Irons found nine receivers for at least one reception, with Daniel George and Shocky Jacques-Louis coming up time and again for key conversions, while tight ends TJ Banks and Tristian Branks also had long receptions to set up Akron for success.

If special teams had converted on their opportunities earlier in the game, this is a very different game which validates their growth from past games. Akron punched Central, a division co-champion in 2021, in the mouth and made them bleed, which is awesome for them, even despite the final score. This team could well be 3-3 or 4-2 if a few results go differently.

Welcome back, Charles Amankwaa

We’ve been wondering about Charles Amankwaa for awhile; he did not appear in the participation logs for the first three weeks, then had two statless appearances leading up to this match-up against CMU.

He made his presence felt, with two tackles and three pass break-ups, including an extremely pivotal third-down stop in the red zone to force CMU to attempt a field goal instead— an opportunity they ultimately missed on. It’s a welcome addition to a defensive backfield which could use the coverage help, as his three pass break-ups instantly put him atop the table for the Zips, whose previous leader only mustered two over six games prior.

If this is a return to form for the all-MAC corner, it will be a huge addition for the development of the defense, which has churned out a number of impressive performances over the last three weeks, especially in the second half of games.

Execution was off at the worst time

What ultimately lost Akron this game was a lack of execution in key situations.

This was an issue in earlier close games, with Liberty an BGSU immediately coming to mind, as Akron would get right up to the precipice to take a lead and find some way to take themselves out of contention.
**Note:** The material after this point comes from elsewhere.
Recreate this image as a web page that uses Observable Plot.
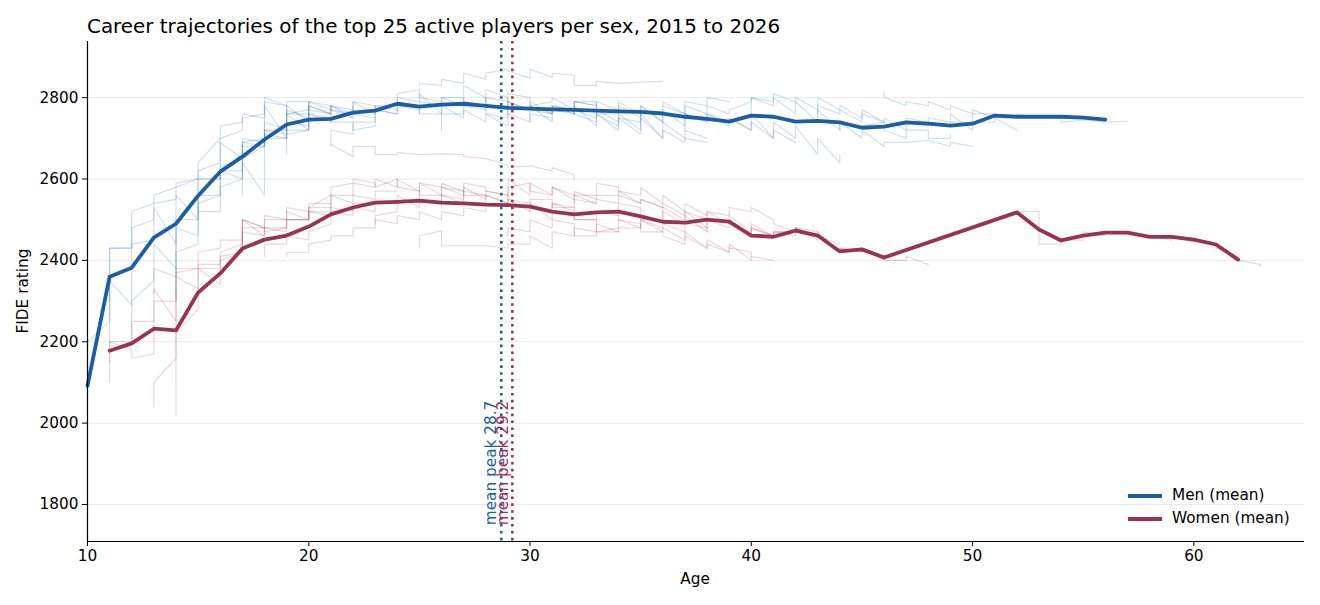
<!DOCTYPE html>
<html>
<head>
<meta charset="utf-8">
<script src="https://cdn.jsdelivr.net/npm/d3@7"></script>
<script src="https://cdn.jsdelivr.net/npm/@observablehq/plot@0.6"></script>
<style>
  body { margin: 0; background: #fff; font-family: "DejaVu Sans", sans-serif; }
  #wrap { position: relative; width: 1320px; height: 605px; overflow: hidden; }
  #wrap svg { position: absolute; left: 0; top: 0; font-family: "DejaVu Sans", sans-serif; }
  .lbl { position: absolute; color: #000; white-space: nowrap; font-size: 15.3px; line-height: 1; }
  .sw { position: absolute; width: 34px; height: 3.6px; }
</style>
</head>
<body>
<div id="wrap"></div>
<script>
// ---------------- data ----------------
const titleText = "Career trajectories of the top 25 active players per sex, 2015 to 2026";
const xTicks = [10, 20, 30, 40, 50, 60];
const yTicks = [1800, 2000, 2200, 2400, 2600, 2800];

const menMeanAges = [10,11,12,13,14,15,16,17,18,19,20,21,22,23,24,25,26,27,28,29,30,31,32,33,34,35,36,37,38,39,40,41,42,43,44,45,46,47,48,49,50,51,52,53,54,55,56];
const menMeanRatings = [2092,2360,2382,2456,2490,2559,2618,2655,2697,2734,2746,2748,2763,2768,2785,2778,2783,2785,2780,2775,2773,2771,2770,2768,2766,2765,2761,2753,2748,2741,2756,2753,2741,2743,2739,2726,2729,2739,2736,2731,2736,2756,2753,2753,2753,2751,2746];

const womenMeanAges = [11,12,13,14,15,16,17,18,19,20,21,22,23,24,25,26,27,28,29,30,31,32,33,34,35,36,37,38,39,40,41,42,43,44,45,46,52,53,54,55,56,57,58,59,60,61,62];
const womenMeanRatings = [2178,2196,2232,2228,2321,2368,2429,2451,2461,2483,2513,2530,2542,2544,2547,2542,2540,2537,2536,2532,2520,2513,2518,2520,2508,2495,2493,2500,2495,2461,2458,2473,2461,2422,2427,2407,2518,2476,2449,2461,2468,2468,2458,2458,2451,2439,2402];

const menPeak = 28.7;
const womenPeak = 29.2;

// individual players: first age, then rating(s) at each successive age
const menPlayerStart = [10,11,11,12,13,14,15,17,19,21,25,25,26,28,29,30,32,36,37,40,43,46,44,47];
const menPlayerRatings = [
  [[2060,2200],[2250,2430],[2430,2480],[2500,2540],[2550,2580],[2600,2640],[2700,2730],[2740,2760],[2750,2790],[2780,2760],2770],
  [[2200,2430],[2430,2520],[2540,2560],[2580,2590],[2600,2620],[2640,2700],[2720,2750],[2760,2800],[2780,2790],[2790,2770],2760],
  [[2300,2350],[2290,2440],[2450,2530],[2440,2560],[2500,2600],[2600,2630],[2650,2690],[2700,2720],[2720,2740],[2730,2740]],
  [[2200,2300],[2350,2440],[2380,2480],[2460,2520],[2520,2580],[2600,2640],[2560,2700],[2700,2720],[2720,2780],[2760,2770],2750],
  [[2320,2380],[2360,2420],[2440,2540],[2560,2620],[2600,2690],[2680,2710],[2700,2760],[2760,2790],[2780,2770],[2760,2780]],
  [[2300,2500],[2500,2560],[2560,2620],[2620,2680],[2680,2720],[2710,2780],[2740,2760],[2750,2740],[2740,2720],[2730,2750]],
  [[2520,2600],[2600,2690],[2650,2700],[2690,2780],[2700,2760],[2720,2790],[2770,2780],[2760,2790],[2780,2770],[2760,2770]],
  [[2560,2650],[2680,2740],[2720,2770],[2750,2780],[2760,2780],[2770,2790],[2760,2780],[2780,2800],[2790,2810],[2760,2780]],
  [[2660,2710],[2720,2760],[2740,2780],[2750,2760],[2750,2780],[2770,2810],[2820,2800],[2790,2800],[2780,2830],[2800,2780]],
  [[2680,2720],[2710,2740],[2740,2770],[2760,2780],[2770,2760],[2760,2780],[2750,2770],[2740,2760],[2730,2760],[2740,2760],2750],
  [[2830,2835],[2830,2845],[2835,2860],[2845,2860],[2870,2865],[2848,2870],[2850,2860],[2855,2830],[2830,2840],2835,2838,2840],
  [[2760,2790],[2780,2800],[2800,2780],[2770,2800],[2790,2810],[2800,2780],[2790,2800],[2770,2790],[2780,2760],[2760,2770],2760],
  [[2720,2760],[2760,2790],[2780,2760],[2750,2790],[2770,2780],[2760,2780],[2770,2760],[2740,2760],[2730,2750],[2740,2760]],
  [[2790,2820],[2800,2780],[2770,2790],[2760,2780],[2760,2770],[2750,2770],[2740,2760],[2720,2750],[2700,2740],[2700,2720],2700],
  [[2760,2790],[2770,2780],[2740,2770],[2760,2780],[2730,2760],[2720,2750],[2710,2760],[2700,2720],[2690,2700],2690],
  [[2740,2770],[2760,2780],[2770,2790],[2780,2790],[2770,2780],[2750,2780],[2740,2780],[2760,2790],[2780,2800],2790],
  [[2760,2790],[2790,2770],[2770,2790],[2760,2780],[2740,2770],[2730,2760],[2740,2760],[2730,2750],[2720,2740],[2700,2720],2690],
  [[2780,2790],[2760,2780],[2760,2780],[2760,2770],[2790,2800],[2780,2800],[2760,2790],[2740,2770],[2720,2740],2730,2740],
  [[2720,2760],[2740,2760],[2740,2750],[2720,2760],[2700,2740],[2700,2730],[2660,2700],[2640,2660]],
  [[2760,2800],[2790,2810],[2790,2800],[2770,2800],[2770,2780],[2750,2770],[2740,2720],[2700,2720],[2720,2700],[2700,2710]],
  [[2760,2780],[2760,2770],[2740,2760],[2740,2750],[2720,2740],[2730,2750],[2740,2760],[2720,2740],[2740,2750],2720],
  [[2815,2800],[2780,2790],[2780,2790],[2770,2780],[2760,2770],2750],
  [[2720,2740],[2700,2720],[2680,2690],2690,2695,[2680,2690],2680],
  [[2740,2750],2740,[2730,2740],[2740,2760],2760,[2750,2760],2750,[2750,2740],2745,2740,2742]
];

const womenPlayerStart = [11,11,13,14,17,18,19,20,21,23,25,26,28,29,30,31,32,34,36,39,52];
const womenPlayerRatings = [
  [[2150,2200],[2180,2160],[2170,2330],[2250,2380],[2380,2420],[2430,2450],[2450,2480],[2480,2500],[2500,2530],[2520,2540],2540],
  [[2100,2200],[2200,2250],[2250,2300],[2300,2360],[2330,2380],[2340,2400],[2420,2500],[2460,2480],[2470,2500],[2500,2520]],
  [[2040,2100],[2160,2220],[2280,2380],[2380,2420],[2440,2470],[2460,2480],[2480,2500],[2500,2520],[2510,2530],[2520,2540],2540],
  [[2020,2370],[2380,2390],[2390,2410],[2420,2500],[2480,2510],[2500,2520],[2500,2530],[2530,2560],[2540,2560],[2550,2570],2570],
  [[2420,2500],[2480,2470],[2480,2500],[2500,2520],[2520,2560],[2560,2590],[2580,2600],[2580,2600],[2570,2590],[2560,2580],2560],
  [[2410,2440],[2440,2460],[2450,2470],[2490,2520],[2510,2530],[2520,2540],[2540,2560],[2530,2550],[2540,2560],[2550,2570],2560],
  [[2410,2420],[2420,2440],[2450,2460],[2460,2480],[2480,2500],[2490,2510],[2500,2520],[2500,2520],[2510,2530],[2520,2530]],
  [[2500,2530],[2560,2580],[2590,2600],[2590,2580],[2600,2580],[2570,2560],[2560,2580],[2570,2590],[2580,2570],[2560,2550],2540],
  [2685,[2655,2680],[2680,2660],[2660,2665],2660,2662,[2660,2655],2650,[2635,2630],2632,[2620,2628],[2610,2600]],
  [[2490,2510],[2520,2540],[2550,2590],[2580,2590],[2570,2560],[2560,2570],[2560,2580],[2590,2570],[2560,2580],[2550,2560],2540],
  [[2430,2460],[2473,2436],2436,2436,[2430,2440],[2440,2460],[2430,2470],[2460,2480],[2470,2490],2470],
  [[2530,2560],[2540,2580],[2550,2560],[2540,2600],[2560,2590],[2560,2580],[2560,2570],[2550,2560],[2560,2570],[2540,2550],2530],
  [[2540,2560],[2540,2550],[2520,2540],[2500,2540],[2530,2550],[2540,2550],[2540,2560],[2540,2550],[2530,2540],[2510,2520],2500],
  [[2460,2480],[2470,2500],[2480,2500],[2490,2460],[2460,2470],[2480,2500],[2480,2500],[2480,2490],[2470,2490],[2480,2470]],
  [[2520,2550],[2550,2530],[2530,2500],[2500,2470],[2470,2480],[2480,2500],[2470,2460],[2440,2460],[2430,2440],[2420,2440],[2400,2410]],
  [[2530,2540],[2520,2500],[2500,2520],[2510,2500],[2490,2470],[2470,2480],[2450,2470],[2430,2450],[2420,2430],[2420,2410],2400],
  [[2540,2560],[2560,2590],[2580,2570],[2560,2580],[2540,2560],[2520,2540],[2510,2520],[2510,2530],[2520,2530],[2500,2490],[2470,2480]],
  [[2510,2540],[2530,2500],[2500,2530],[2500,2520],[2480,2520],[2490,2510],[2470,2490],[2460,2470],[2460,2480],[2470,2460],2440],
  [[2500,2520],[2490,2510],[2470,2500],[2480,2490],[2460,2480],[2460,2470],[2470,2480],[2460,2470],[2420,2430],[2420,2430],[2400,2410]],
  [[2490,2500],[2460,2480],[2460,2470],[2470,2480],[2450,2460],[2420,2430],[2420,2430],[2410,2400],[2400,2410],2390],
  [[2515,2520],[2520,2440],[2440,2450],[2450,2470],[2460,2470],[2465,2470],[2455,2460],[2450,2460],[2445,2450],[2440,2430],[2410,2400],[2390,2385]]
];

// ---------------- build ----------------
const menColor = "#1a5ea6";
const womenColor = "#993355";

function flatten(starts, ratings, sex) {
  const out = [];
  ratings.forEach((vals, i) => {
    vals.forEach((v, j) => {
      const age = starts[i] + j;
      (Array.isArray(v) ? v : [v]).forEach(r => out.push({id: sex + i, age, rating: r}));
    });
  });
  return out;
}
const menPts = flatten(menPlayerStart, menPlayerRatings, "m");
const womenPts = flatten(womenPlayerStart, womenPlayerRatings, "w");
const menMean = menMeanAges.map((a, i) => ({age: a, rating: menMeanRatings[i]}));
const womenMeanA = womenMeanAges.map((a, i) => ({age: a, rating: womenMeanRatings[i]}));

const yMin = 1709, yMax = 2938;
const fs = 15.3;

const chart = Plot.plot({
  width: 1320,
  height: 605,
  marginLeft: 87,
  marginRight: 16,
  marginTop: 41,
  marginBottom: 64,
  style: {fontFamily: "DejaVu Sans", fontSize: fs + "px", background: "#fff", color: "#000"},
  x: {domain: [10, 65], ticks: xTicks, label: null},
  y: {domain: [yMin, yMax], ticks: yTicks, label: null},
  marks: [
    Plot.gridY(yTicks, {stroke: "#000", strokeOpacity: 0.09, strokeWidth: 1}),
    Plot.line(menPts, {x: "age", y: "rating", z: "id", stroke: menColor, strokeOpacity: 0.2, strokeWidth: 1.2}),
    Plot.line(womenPts, {x: "age", y: "rating", z: "id", stroke: womenColor, strokeOpacity: 0.2, strokeWidth: 1.2}),
    Plot.line(menMean, {x: "age", y: "rating", stroke: menColor, strokeWidth: 3.8, strokeLinejoin: "round"}),
    Plot.line(womenMeanA, {x: "age", y: "rating", stroke: womenColor, strokeWidth: 3.8, strokeLinejoin: "round"}),
    Plot.ruleX([menPeak], {stroke: menColor, strokeWidth: 2.6, strokeDasharray: "2.6,4.3"}),
    Plot.ruleX([womenPeak], {stroke: womenColor, strokeWidth: 2.6, strokeDasharray: "2.6,4.3"}),
    Plot.text([menPeak], {x: d => d, y: () => 1749, text: d => `mean peak ${d}`, rotate: -90, textAnchor: "start", lineAnchor: "middle", dx: -10, fill: menColor, fontSize: fs}),
    Plot.text([womenPeak], {x: d => d, y: () => 1749, text: d => `mean peak ${d}`, rotate: -90, textAnchor: "start", lineAnchor: "middle", dx: -9, fill: womenColor, fontSize: fs}),
    Plot.ruleX([10], {stroke: "#000", strokeWidth: 1.2}),
    Plot.ruleY([yMin], {stroke: "#000", strokeWidth: 1.2}),
    Plot.axisX({ticks: xTicks, tickSize: 5, tickPadding: 4, fontSize: fs, tickFormat: d => String(d), label: null}),
    Plot.axisY({ticks: yTicks, tickSize: 5, tickPadding: 4, fontSize: fs, tickFormat: d => String(d), label: null})
  ]
});

const wrap = document.getElementById("wrap");
wrap.appendChild(chart);

function addLabel(text, css) {
  const d = document.createElement("div");
  d.className = "lbl";
  d.textContent = text;
  Object.assign(d.style, css);
  wrap.appendChild(d);
  return d;
}
addLabel(titleText, {left: "87px", top: "17px", fontSize: "19.9px"});
addLabel("Age", {left: "695px", top: "572px", fontSize: fs + "px", transform: "translateX(-50%)"});
addLabel("FIDE rating", {left: "24px", top: "291px", fontSize: fs + "px", transform: "translate(-50%,-50%) rotate(-90deg)", transformOrigin: "center"});

const legendItems = [["Men (mean)", menColor, 496], ["Women (mean)", womenColor, 519]];
legendItems.forEach(([t, c, y]) => {
  const s = document.createElement("div");
  s.className = "sw";
  s.style.left = "1128px";
  s.style.top = (y - 1.8) + "px";
  s.style.background = c;
  wrap.appendChild(s);
  addLabel(t, {left: "1172px", top: (y - 8.5) + "px", fontSize: fs + "px"});
});
</script>
</body>
</html>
It came up once again against Central, as their usually on-it placekicker Noah Perez missed his first two field goals of the season in quick succession, deflating the momentum the offense had built up in the first half. Were he to make both, Akron trots into the halftime break down only eight points instead of 14, and that’s a key margin which could have won the game.

This isn’t to blame Perez for the loss; he made all the extra point attempts and the team was still in a position to win late in the contest.

Then, of course, there was the inexplicable fumbled hand-off between DJ Irons and Clyde Price III, which felt like a lapse of concentration. For context, Akron had forced a CMU punt to give the Zips the ball at their own 48-yard line on the prior drive, and went downfield for 15 yards on six plays to get to the CMU 37-yard line, gaining yards on every play to try and set up the game-winning score.

Botching something as basic as an RPO handoff in that situation is the difference between being a winner and being a loser, and right now, Akron is in a place where they need to learn how to not lose. The fumble return touchdown by Incoom was the moment which showed for all of their improvements this season, they’re still in Year 0 of the rebuild.

Fans will look at the result and say “ah hell, Akron finding way to lose yet again!”, but considering how competitve they were up to that point. and how defeated CMU looked prior to the snap, there’s reason to have optimism.

Those are plays which Akron will get right down the road under this staff if they continue to develop this quickly. Don’t lose faith just yet.

Central Michigan gets set to host the Bowling Green Falcons at home to try and get a winning streak going for the first time this season, while Akron will face Kent State in the Battle for the Wagon Wheel.